Hero
Eddie Van Halen, 1955–2020 |
What can you say when one of your lifelong heroes dies? How do you adequately capture what that person meant to you?
As far as I'm concerned, Eddie was the most innovative and influential rock guitarist since Hendrix.
And second place isn't even close.
If you learned to play guitar in the 1980s, you know just how large he loomed. He set the mold for modern rock guitarists of the time. Even if you didn't really like Van Halen's music or image, you had to respect the guitar playing. And even if, like me, you were completely tired of all the lame copycats, you didn't lump him in with them because it wasn't his fault everybody else was such a poor imitation.
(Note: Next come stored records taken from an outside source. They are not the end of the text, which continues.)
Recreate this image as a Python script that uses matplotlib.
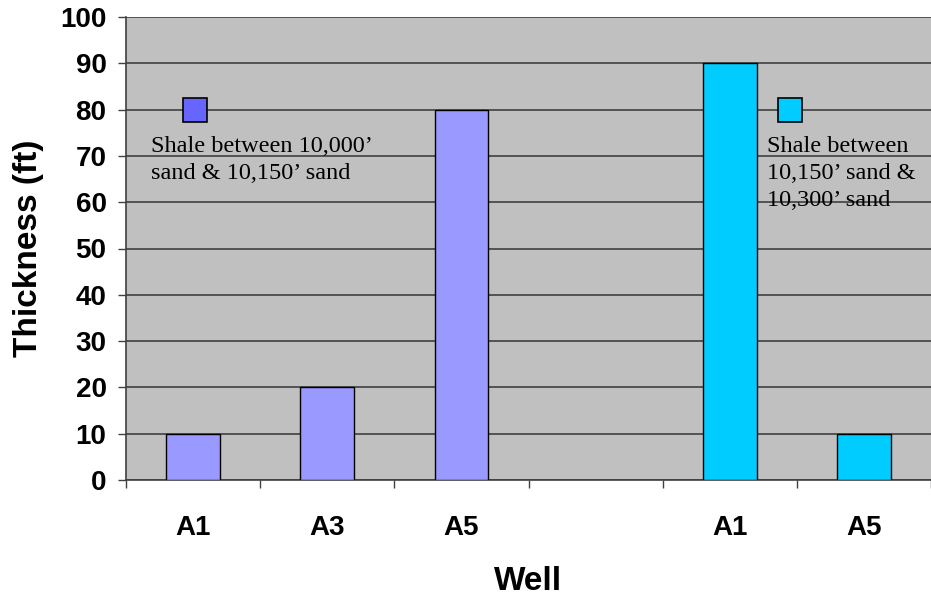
import matplotlib.pyplot as plt
import numpy as np

# well thickness data, two shale intervals side by side with an empty slot between
wells = ['A1', 'A3', 'A5', '', 'A1', 'A5']
thick_upper = [10, 20, 80]      # shale between 10,000' and 10,150' sand
thick_lower = [90, 10]          # shale between 10,150' and 10,300' sand
upper_pos = [0, 1, 2]
lower_pos = [4, 5]

upper_label = "Shale between 10,000’\nsand & 10,150’ sand"
lower_label = "Shale between\n10,150’ sand &\n10,300’ sand"

fig = plt.figure(figsize=(9.31, 5.97), dpi=100)
ax = fig.add_axes([126/931, 117/597, 805/931, 463/597])
ax.set_facecolor('#c0c0c0')

ax.bar(upper_pos, thick_upper, width=0.4, color='#9999ff', edgecolor='black', linewidth=1, zorder=3)
ax.bar(lower_pos, thick_lower, width=0.4, color='#00ccff', edgecolor='black', linewidth=1, zorder=3)

ax.set_xlim(-0.5, 5.5)
ax.set_ylim(0, 100)
ax.set_yticks(np.arange(0, 101, 10))
ax.yaxis.grid(True, color='#404040', linewidth=1.2, zorder=1)
ax.set_axisbelow(True)

# category labels centred, boundary ticks as minor
ax.set_xticks(range(len(wells)))
ax.set_xticklabels(wells)
ax.set_xticks(np.arange(-0.5, 5.6, 1), minor=True)
ax.tick_params(axis='x', which='major', length=0, pad=25)
ax.tick_params(axis='x', which='minor', length=6, width=1, color='#404040', direction='out')
ax.tick_params(axis='y', length=6, width=1, color='#404040', pad=8)

for lbl in ax.get_xticklabels() + ax.get_yticklabels():
    lbl.set_fontfamily('Liberation Sans')
    lbl.set_fontweight('bold')
    lbl.set_fontsize(20)

for s in ['top', 'right']:
    ax.spines[s].set_visible(False)
for s in ['left', 'bottom']:
    ax.spines[s].set_color('#404040')
    ax.spines[s].set_linewidth(1.2)

ax.set_xlabel('Well', fontfamily='Liberation Sans', fontweight='bold', fontsize=24, labelpad=18)
ax.set_ylabel('Thickness (ft)', fontfamily='Liberation Sans', fontweight='bold', fontsize=24, labelpad=12)

# legend-like markers and notes inside the plot
ax.plot([0.015], [80], marker='s', markersize=17, markerfacecolor='#6666ff',
        markeredgecolor='black', markeredgewidth=1.2, linestyle='none', zorder=4, clip_on=False)
ax.plot([4.45], [80], marker='s', markersize=17, markerfacecolor='#00ccff',
        markeredgecolor='black', markeredgewidth=1.2, linestyle='none', zorder=4, clip_on=False)
ax.text(-0.313, 74.2, upper_label, fontfamily='Liberation Serif', fontsize=17.5,
        va='top', ha='left', linespacing=1.37, zorder=5)
ax.text(4.276, 74.2, lower_label, fontfamily='Liberation Serif', fontsize=17.5,
        va='top', ha='left', linespacing=1.37, zorder=5)

fig.savefig('out.png', dpi=100)
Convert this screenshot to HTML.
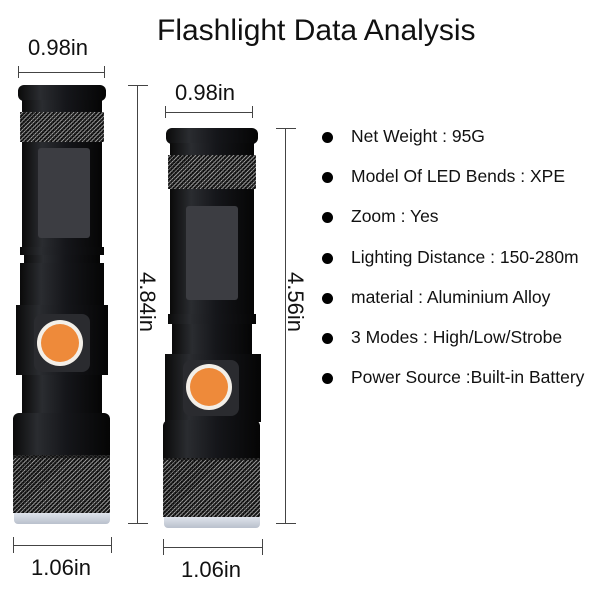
<!DOCTYPE html>
<html><head><style>
*{margin:0;padding:0;box-sizing:border-box}
body{width:600px;height:600px;background:#fff;position:relative;overflow:hidden;font-family:"Liberation Sans",Arial,sans-serif;color:#111}
.a{position:absolute}
.t{position:absolute;white-space:nowrap}
.blk{position:absolute;background:linear-gradient(90deg,#0a0a0a 0%,#2a2c30 25%,#15161a 55%,#050505 100%)}
.knurl2{position:absolute;background:repeating-linear-gradient(45deg,rgba(70,70,70,.55) 0 1px,transparent 1px 3px),repeating-linear-gradient(-45deg,rgba(70,70,70,.55) 0 1px,#0e0e0e 1px 3px)}
.line{position:absolute;background:#444}
.dot{position:absolute;width:11px;height:11px;border-radius:50%;background:#000}
.b{position:absolute;left:351px;font-size:17.5px;white-space:nowrap}
.d{font-size:22px}
</style></head><body>
<div class="t" style="left:157px;top:14px;font-size:30px">Flashlight Data Analysis</div>

<!-- left dims -->
<div class="t d" style="left:28px;top:35px">0.98in</div>
<div class="line" style="left:18px;top:72px;width:86px;height:1px"></div>
<div class="line" style="left:18px;top:66px;width:1px;height:12px"></div>
<div class="line" style="left:104px;top:66px;width:1px;height:12px"></div>
<div class="line" style="left:128px;top:85px;width:20px;height:1px"></div>
<div class="line" style="left:137px;top:85px;width:1px;height:438px"></div>
<div class="line" style="left:128px;top:523px;width:20px;height:1px"></div>
<div class="t d" style="left:117px;top:289px;transform:rotate(90deg);transform-origin:center">4.84in</div>
<div class="line" style="left:13px;top:545px;width:98px;height:1px"></div>
<div class="line" style="left:13px;top:537px;width:1px;height:16px"></div>
<div class="line" style="left:111px;top:537px;width:1px;height:16px"></div>
<div class="t d" style="left:31px;top:555px">1.06in</div>

<!-- right dims -->
<div class="t d" style="left:175px;top:80px">0.98in</div>
<div class="line" style="left:165px;top:112px;width:87px;height:1px"></div>
<div class="line" style="left:165px;top:106px;width:1px;height:12px"></div>
<div class="line" style="left:252px;top:106px;width:1px;height:12px"></div>
<div class="line" style="left:276px;top:128px;width:20px;height:1px"></div>
<div class="line" style="left:285px;top:128px;width:1px;height:395px"></div>
<div class="line" style="left:276px;top:523px;width:20px;height:1px"></div>
<div class="t d" style="left:265px;top:289px;transform:rotate(90deg);transform-origin:center">4.56in</div>
<div class="line" style="left:163px;top:547px;width:99px;height:1px"></div>
<div class="line" style="left:163px;top:539px;width:1px;height:16px"></div>
<div class="line" style="left:262px;top:539px;width:1px;height:16px"></div>
<div class="t d" style="left:181px;top:557px">1.06in</div>

<!-- left flashlight -->
<div class="blk" style="left:18px;top:85px;width:88px;height:16px;border-radius:6px"></div>
<div class="blk" style="left:22px;top:100px;width:80px;height:12px"></div>
<div class="knurl2" style="left:20px;top:112px;width:84px;height:30px"></div>
<div class="blk" style="left:22px;top:142px;width:80px;height:105px"></div>
<div class="a" style="left:38px;top:148px;width:52px;height:90px;background:#3c3d42;border-radius:3px"></div>
<div class="blk" style="left:20px;top:247px;width:84px;height:8px"></div>
<div class="blk" style="left:24px;top:255px;width:76px;height:8px"></div>
<div class="blk" style="left:16px;top:305px;width:92px;height:70px"></div>
<div class="blk" style="left:20px;top:263px;width:84px;height:42px"></div>
<div class="a" style="left:34px;top:314px;width:56px;height:58px;background:#2a2b2f;border-radius:8px"></div>
<div class="a" style="left:37px;top:320px;width:46px;height:46px;border-radius:50%;background:#f3efe8"></div>
<div class="a" style="left:41px;top:324px;width:38px;height:38px;border-radius:50%;background:#ee8a3a"></div>
<div class="blk" style="left:22px;top:375px;width:80px;height:40px"></div>
<div class="blk" style="left:13px;top:413px;width:97px;height:45px;border-radius:6px 6px 0 0"></div>
<div class="knurl2" style="left:13px;top:455px;width:97px;height:58px"></div>
<div class="a" style="left:14px;top:513px;width:96px;height:11px;background:linear-gradient(#dfe4ec,#b9c0cc);border-radius:0 0 4px 4px"></div>

<!-- right flashlight -->
<div class="blk" style="left:166px;top:128px;width:92px;height:16px;border-radius:6px"></div>
<div class="blk" style="left:170px;top:143px;width:84px;height:12px"></div>
<div class="knurl2" style="left:168px;top:155px;width:88px;height:34px"></div>
<div class="blk" style="left:170px;top:189px;width:84px;height:125px"></div>
<div class="a" style="left:186px;top:206px;width:52px;height:94px;background:#3c3d42;border-radius:3px"></div>
<div class="blk" style="left:168px;top:314px;width:88px;height:10px"></div>
<div class="blk" style="left:172px;top:324px;width:80px;height:30px"></div>
<div class="blk" style="left:165px;top:354px;width:96px;height:68px"></div>
<div class="a" style="left:183px;top:360px;width:56px;height:56px;background:#2a2b2f;border-radius:8px"></div>
<div class="a" style="left:186px;top:364px;width:46px;height:46px;border-radius:50%;background:#f3efe8"></div>
<div class="a" style="left:190px;top:368px;width:38px;height:38px;border-radius:50%;background:#ee8a3a"></div>
<div class="blk" style="left:163px;top:420px;width:97px;height:40px;border-radius:6px 6px 0 0"></div>
<div class="knurl2" style="left:163px;top:458px;width:97px;height:59px"></div>
<div class="a" style="left:164px;top:517px;width:96px;height:11px;background:linear-gradient(#dfe4ec,#b9c0cc);border-radius:0 0 4px 4px"></div>

<!-- bullets -->
<div class="dot" style="left:322px;top:132px"></div><div class="b" style="top:126px">Net Weight : 95G</div>
<div class="dot" style="left:322px;top:172px"></div><div class="b" style="top:166px">Model Of LED Bends : XPE</div>
<div class="dot" style="left:322px;top:212px"></div><div class="b" style="top:206px">Zoom : Yes</div>
<div class="dot" style="left:322px;top:253px"></div><div class="b" style="top:247px">Lighting Distance : 150-280m</div>
<div class="dot" style="left:322px;top:293px"></div><div class="b" style="top:287px">material : Aluminium Alloy</div>
<div class="dot" style="left:322px;top:333px"></div><div class="b" style="top:327px">3 Modes : High/Low/Strobe</div>
<div class="dot" style="left:322px;top:373px"></div><div class="b" style="top:367px">Power Source :Built-in Battery</div>
</body></html>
There are a million great photos of Eddie. The guy was extremely photogenic when he was young. This one represents as well as any the way I like to remember him. Wild, uninhibited, aggressive, yet joyous – exactly the way he played his guitar.
And it captures what it felt like to first hear him. For me, that was in a friend's car in 1979 and the song was Eruption. (How perfect is that?!) I didn't even play guitar yet and I was blown away. I couldn't conceive of how he was physically playing it because it was genuinely like nothing I'd ever heard before. But I was even more knocked out by the sound. That was my first introduction to the power of tone. I think that moment of discovery was the deal sealer for me and guitar. I bought one a few months later and have never stopped playing since.
RIP Eddie. There will never be another.